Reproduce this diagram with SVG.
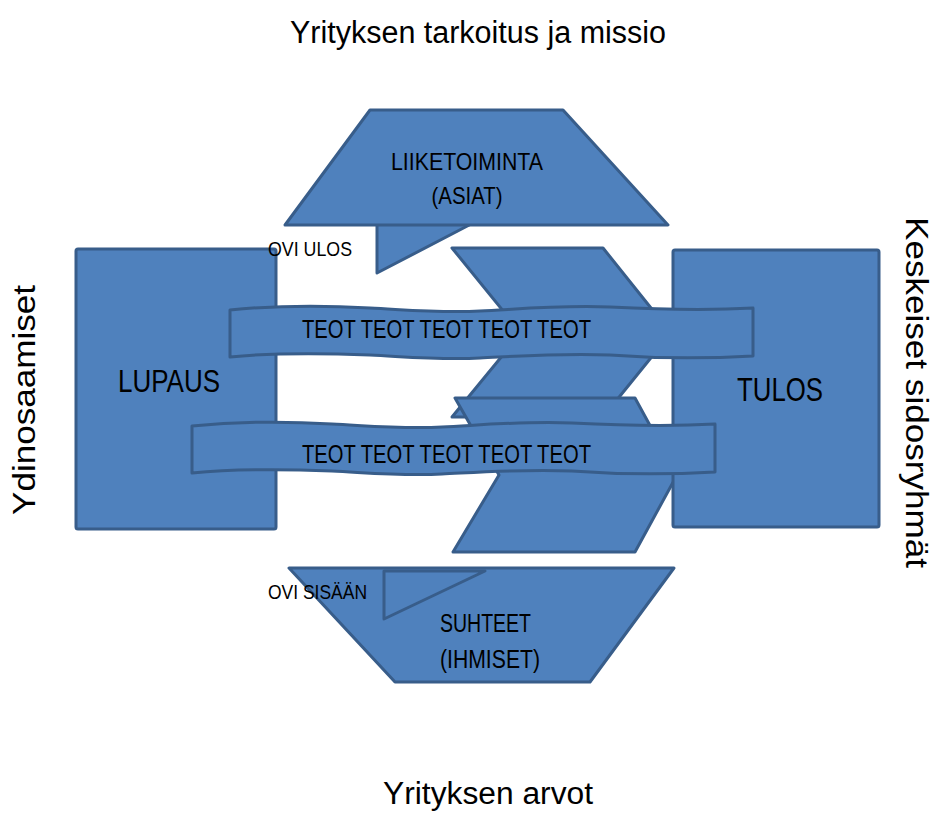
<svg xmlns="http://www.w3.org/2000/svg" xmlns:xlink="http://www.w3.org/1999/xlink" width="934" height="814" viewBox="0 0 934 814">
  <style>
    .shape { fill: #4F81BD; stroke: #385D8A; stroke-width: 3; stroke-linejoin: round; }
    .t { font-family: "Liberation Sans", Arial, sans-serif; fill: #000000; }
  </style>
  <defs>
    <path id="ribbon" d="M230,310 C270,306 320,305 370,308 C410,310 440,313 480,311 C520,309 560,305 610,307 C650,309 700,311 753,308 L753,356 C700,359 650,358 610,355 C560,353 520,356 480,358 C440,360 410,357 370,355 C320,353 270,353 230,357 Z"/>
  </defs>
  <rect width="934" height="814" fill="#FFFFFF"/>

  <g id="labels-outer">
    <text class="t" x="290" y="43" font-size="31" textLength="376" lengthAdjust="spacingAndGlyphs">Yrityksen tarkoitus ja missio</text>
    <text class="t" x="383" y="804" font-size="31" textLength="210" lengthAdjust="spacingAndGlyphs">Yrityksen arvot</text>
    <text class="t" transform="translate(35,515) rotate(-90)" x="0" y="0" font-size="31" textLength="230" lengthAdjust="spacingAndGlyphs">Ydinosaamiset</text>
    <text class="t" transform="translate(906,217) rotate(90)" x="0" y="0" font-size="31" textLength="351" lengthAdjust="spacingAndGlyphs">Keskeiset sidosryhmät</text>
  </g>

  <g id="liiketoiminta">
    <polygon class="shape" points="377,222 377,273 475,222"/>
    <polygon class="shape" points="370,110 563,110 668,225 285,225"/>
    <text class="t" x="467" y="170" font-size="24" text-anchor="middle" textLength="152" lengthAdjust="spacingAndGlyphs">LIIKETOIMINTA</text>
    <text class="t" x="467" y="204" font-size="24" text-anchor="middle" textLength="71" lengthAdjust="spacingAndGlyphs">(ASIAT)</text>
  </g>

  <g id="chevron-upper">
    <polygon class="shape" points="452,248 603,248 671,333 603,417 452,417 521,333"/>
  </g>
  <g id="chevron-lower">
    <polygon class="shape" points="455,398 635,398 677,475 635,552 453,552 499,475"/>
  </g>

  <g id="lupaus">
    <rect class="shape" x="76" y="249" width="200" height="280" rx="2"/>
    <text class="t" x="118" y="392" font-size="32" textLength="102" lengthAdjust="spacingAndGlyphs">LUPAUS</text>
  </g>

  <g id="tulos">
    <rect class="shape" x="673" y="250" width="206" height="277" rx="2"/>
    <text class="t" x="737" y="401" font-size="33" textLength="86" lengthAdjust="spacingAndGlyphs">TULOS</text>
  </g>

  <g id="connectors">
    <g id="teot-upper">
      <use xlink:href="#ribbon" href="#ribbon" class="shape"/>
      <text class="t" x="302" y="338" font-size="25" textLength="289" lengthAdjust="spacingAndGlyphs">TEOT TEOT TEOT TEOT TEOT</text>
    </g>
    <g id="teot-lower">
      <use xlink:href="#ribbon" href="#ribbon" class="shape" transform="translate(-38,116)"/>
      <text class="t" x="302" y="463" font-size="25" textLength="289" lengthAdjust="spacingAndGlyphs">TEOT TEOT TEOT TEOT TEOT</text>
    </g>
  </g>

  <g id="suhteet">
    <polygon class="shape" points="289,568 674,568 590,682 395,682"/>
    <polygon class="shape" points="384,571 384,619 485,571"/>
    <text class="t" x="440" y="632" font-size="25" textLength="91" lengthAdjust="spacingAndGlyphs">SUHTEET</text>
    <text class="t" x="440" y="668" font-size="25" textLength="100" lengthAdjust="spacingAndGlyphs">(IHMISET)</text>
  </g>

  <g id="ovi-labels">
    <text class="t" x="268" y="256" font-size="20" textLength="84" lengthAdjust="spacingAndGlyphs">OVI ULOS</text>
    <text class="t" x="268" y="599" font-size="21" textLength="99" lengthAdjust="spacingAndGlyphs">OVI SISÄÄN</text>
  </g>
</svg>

# Brief:
Copy the material above exactly and drop the pictures.

# Solution to the problem:
Reproduce this diagram with SVG.
<svg xmlns="http://www.w3.org/2000/svg" xmlns:xlink="http://www.w3.org/1999/xlink" width="934" height="814" viewBox="0 0 934 814">
  <style>
    .shape { fill: #4F81BD; stroke: #385D8A; stroke-width: 3; stroke-linejoin: round; }
    .t { font-family: "Liberation Sans", Arial, sans-serif; fill: #000000; }
  </style>
  <defs>
    <path id="ribbon" d="M230,310 C270,306 320,305 370,308 C410,310 440,313 480,311 C520,309 560,305 610,307 C650,309 700,311 753,308 L753,356 C700,359 650,358 610,355 C560,353 520,356 480,358 C440,360 410,357 370,355 C320,353 270,353 230,357 Z"/>
  </defs>
  <rect width="934" height="814" fill="#FFFFFF"/>

  <g id="labels-outer">
    <text class="t" x="290" y="43" font-size="31" textLength="376" lengthAdjust="spacingAndGlyphs">Yrityksen tarkoitus ja missio</text>
    <text class="t" x="383" y="804" font-size="31" textLength="210" lengthAdjust="spacingAndGlyphs">Yrityksen arvot</text>
    <text class="t" transform="translate(35,515) rotate(-90)" x="0" y="0" font-size="31" textLength="230" lengthAdjust="spacingAndGlyphs">Ydinosaamiset</text>
    <text class="t" transform="translate(906,217) rotate(90)" x="0" y="0" font-size="31" textLength="351" lengthAdjust="spacingAndGlyphs">Keskeiset sidosryhmät</text>
  </g>

  <g id="liiketoiminta">
    <polygon class="shape" points="377,222 377,273 475,222"/>
    <polygon class="shape" points="370,110 563,110 668,225 285,225"/>
    <text class="t" x="467" y="170" font-size="24" text-anchor="middle" textLength="152" lengthAdjust="spacingAndGlyphs">LIIKETOIMINTA</text>
    <text class="t" x="467" y="204" font-size="24" text-anchor="middle" textLength="71" lengthAdjust="spacingAndGlyphs">(ASIAT)</text>
  </g>

  <g id="chevron-upper">
    <polygon class="shape" points="452,248 603,248 671,333 603,417 452,417 521,333"/>
  </g>
  <g id="chevron-lower">
    <polygon class="shape" points="455,398 635,398 677,475 635,552 453,552 499,475"/>
  </g>

  <g id="lupaus">
    <rect class="shape" x="76" y="249" width="200" height="280" rx="2"/>
    <text class="t" x="118" y="392" font-size="32" textLength="102" lengthAdjust="spacingAndGlyphs">LUPAUS</text>
  </g>

  <g id="tulos">
    <rect class="shape" x="673" y="250" width="206" height="277" rx="2"/>
    <text class="t" x="737" y="401" font-size="33" textLength="86" lengthAdjust="spacingAndGlyphs">TULOS</text>
  </g>

  <g id="connectors">
    <g id="teot-upper">
      <use xlink:href="#ribbon" href="#ribbon" class="shape"/>
      <text class="t" x="302" y="338" font-size="25" textLength="289" lengthAdjust="spacingAndGlyphs">TEOT TEOT TEOT TEOT TEOT</text>
    </g>
    <g id="teot-lower">
      <use xlink:href="#ribbon" href="#ribbon" class="shape" transform="translate(-38,116)"/>
      <text class="t" x="302" y="463" font-size="25" textLength="289" lengthAdjust="spacingAndGlyphs">TEOT TEOT TEOT TEOT TEOT</text>
    </g>
  </g>

  <g id="suhteet">
    <polygon class="shape" points="289,568 674,568 590,682 395,682"/>
    <polygon class="shape" points="384,571 384,619 485,571"/>
    <text class="t" x="440" y="632" font-size="25" textLength="91" lengthAdjust="spacingAndGlyphs">SUHTEET</text>
    <text class="t" x="440" y="668" font-size="25" textLength="100" lengthAdjust="spacingAndGlyphs">(IHMISET)</text>
  </g>

  <g id="ovi-labels">
    <text class="t" x="268" y="256" font-size="20" textLength="84" lengthAdjust="spacingAndGlyphs">OVI ULOS</text>
    <text class="t" x="268" y="599" font-size="21" textLength="99" lengthAdjust="spacingAndGlyphs">OVI SISÄÄN</text>
  </g>
</svg>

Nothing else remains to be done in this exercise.